野球が大好き、今でも。その①
子供の頃ころは野球しかなかったからね。革のグローブなどなく、布団打ちの余り綿を詰め込んだ布製の大型手袋を作ってもらってた。今のワイドなグローブの姿ではなくて、手のひらをそのままの形に大きくした縦型だった。原っぱがあるとそこにやって来る誰とでも一緒に遊んだ。ほとんどが熱狂的阪神ファンで、たまに巨人ファンの子がいると寄ってたかってバカにしていた。

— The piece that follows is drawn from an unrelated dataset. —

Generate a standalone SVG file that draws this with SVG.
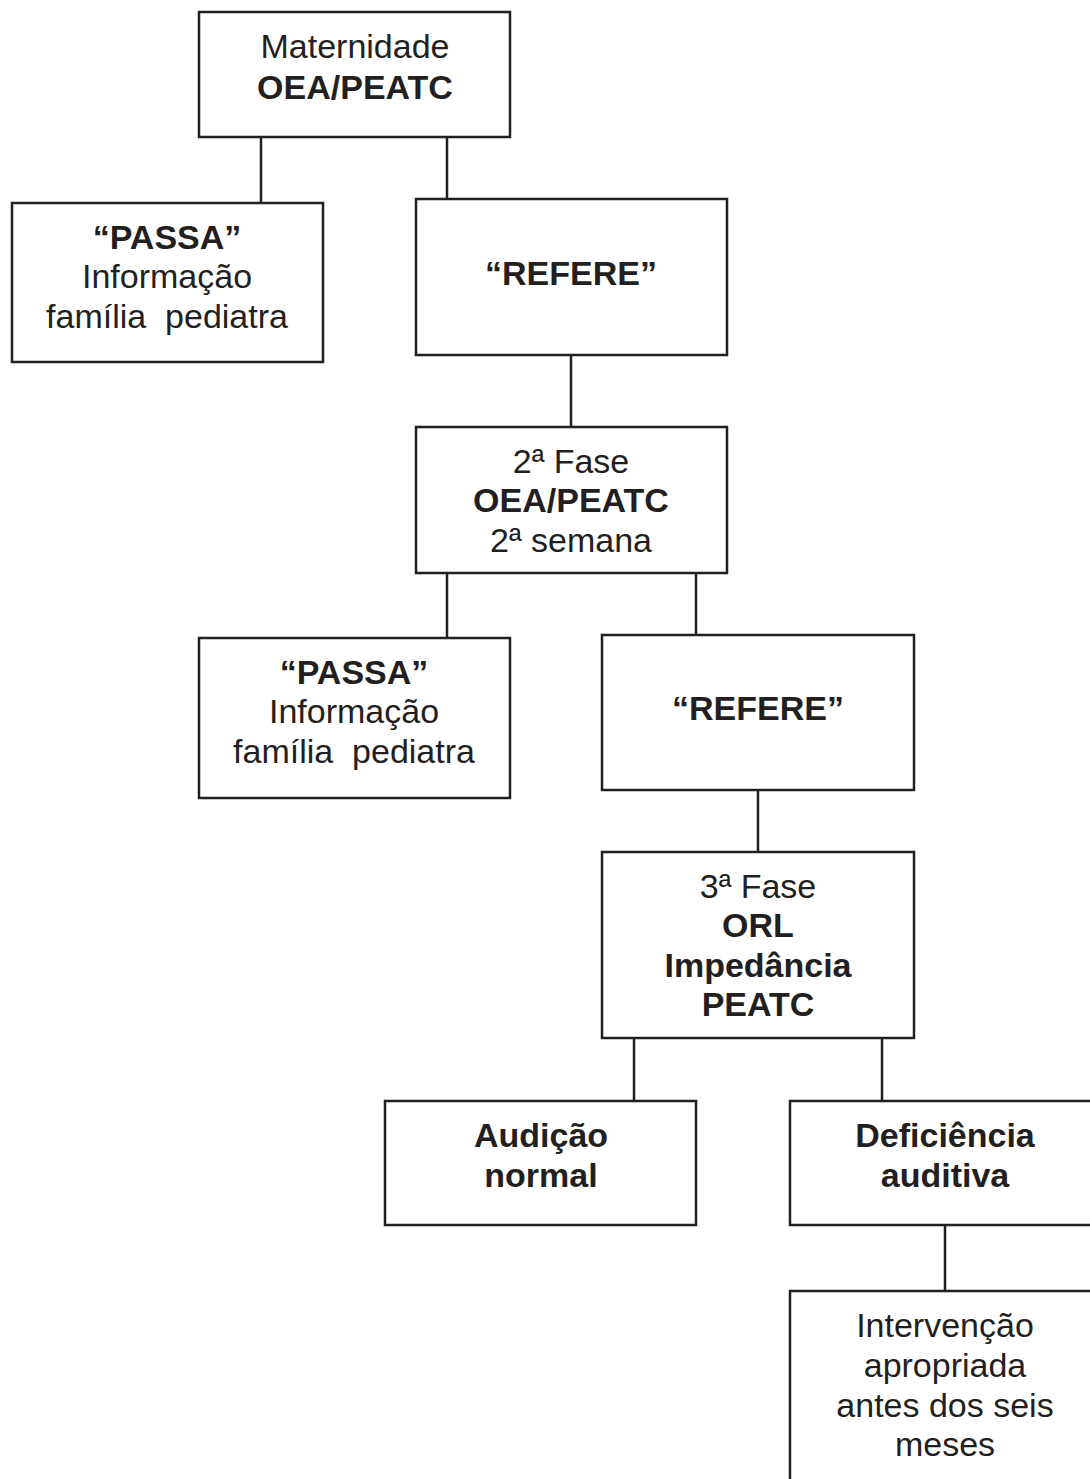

三宅、吉田、鎌田の見事なさばきに夢中だったわ。でも川上は確かにどんな球でも軽く打ったし、広岡の守備は美しかった。以来ずっと阪神ファンで、結婚後にいっときは甲子園に住み、仕事帰りでも、もう7回が済んでいても外野席に通ったって時もあったのだったが。もう全く見なくなった。テレビ中継も。
ある時から、私設応援団なる者たちがハバを利かせ始め、内野外野まで、リーダーを名乗る者たちが強制的に応援を強い始めた。当時はまだ警官の笛、小さな太鼓くらいだったのが、鳴り物がどんどん増えて、一斉応援が当たり前のようになって行った。それが今の姿になっている。きっと一種のお祭りで皆一緒になった振りノリが楽しいんだろうけどね。これに全く馴染めない。
投球がミットに吸い込まれる音や素振りの音、選手の吐き出すちょっとした言葉はもう全く聞こえなくなり、おっちゃんが飛ばす気の利いたヤジも届かなくなり、おっちゃんは姿を消した。テレビ中継も余計なことを興奮しすぎの金切り声で耐えられない。うっさいわ!
衛星放送でMLB中継が見られるようになって、嬉しくてしょうがない。
そこには大事な大事な野球の音がある。そんな野球が楽しい。